U.S. Rep. Dan Crenshaw (R-TX) says that he is not on board with his fellow Republicans' border security bill.
The because, in Crenshaw's view, the bill - which the congressman described as "crazy" - has one really important omission: it does not address the Mexican drug cartel problem.
Crenshaw revealed that he is a "no" vote on the bill in an interview that he recently did with the Washington Examiner.
The interview comes as Crenshaw's fellow Republicans in the U.S. House of Representatives - led by Speaker Kevin McCarthy (R-CA) - are set to soon bring the border security bill to the House floor for a vote.
Crenshaw told the Examiner, in the interview, that the border security bill is "not good right now" - that he cannot take it "seriously" - because it does not address the Mexican drug cartel problem.
[The bill] doesn't talk about the cartels. So, the people who have operational control of the border, the people who are killing 80,000 Americans a year by trafficking fentanyl through the border — are completely unaddressed in this bill.
Just to be clear, those whom Crenshaw says "have operational control of the border" are the Mexican drug cartels.
What Crenshaw says about the Republicans' border security bill - that it "doesn't talk about the cartels" is not entirely true - as Crenshaw himself admitted. Crenshaw admitted that "there is one provision in this bill that talks about the cartels," but Crenshaw claims that the provision would have the Biden administration conduct a study on whether or not to designate the cartels as terrorist organizations.
Crenshaw argued, in the interview, that this is a "terrible idea" because it gives President Joe Biden and his administration too much leeway. And, on top of this, Crenshaw argued that, if the cartels are designated terrorist organizations, then "you create an asylum claim for millions of people who are even close to these terrorist organizations that would make our immigration crisis worse."
With all of that said, Crenshaw clearly indicated that he is a "no" vote on the Republicans' border security bill as it is in its current form - and Crenshaw is not alone here.
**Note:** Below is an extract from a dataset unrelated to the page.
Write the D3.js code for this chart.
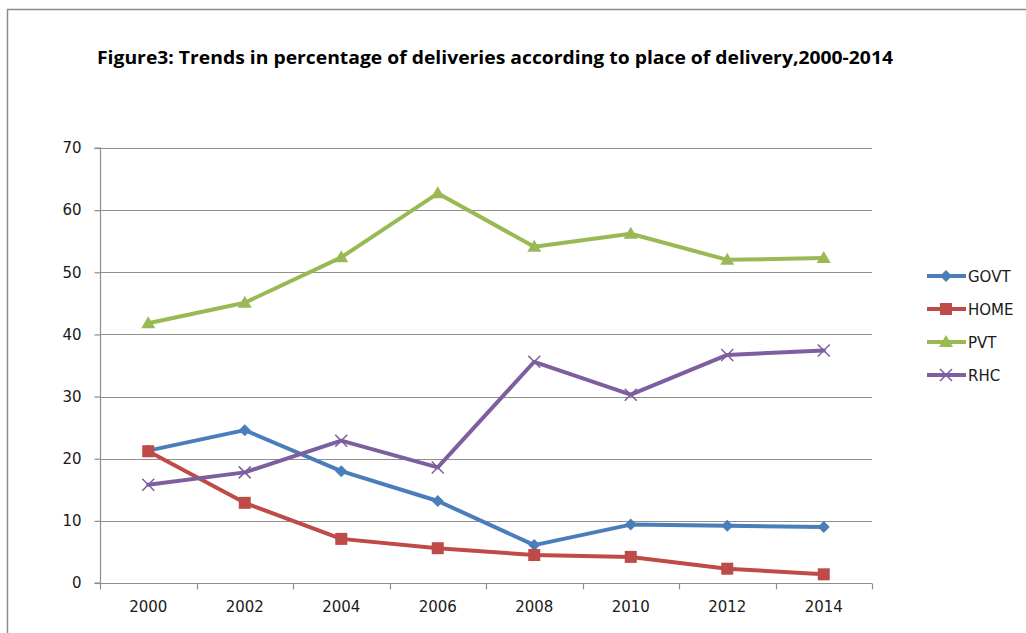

But, Crenshaw did express optimism that the issues that he and other House Republicans have with the border security bill can be addressed.
Crenshaw, for example, said that he would vote for the bill if it included "bigger penalties for cartels . . . going after their finances, going after people who aid and abet them, sanctions, things like that."
We'll see if the changes Crenshaw desires are made.
The bill is expected to reach the House floor next month.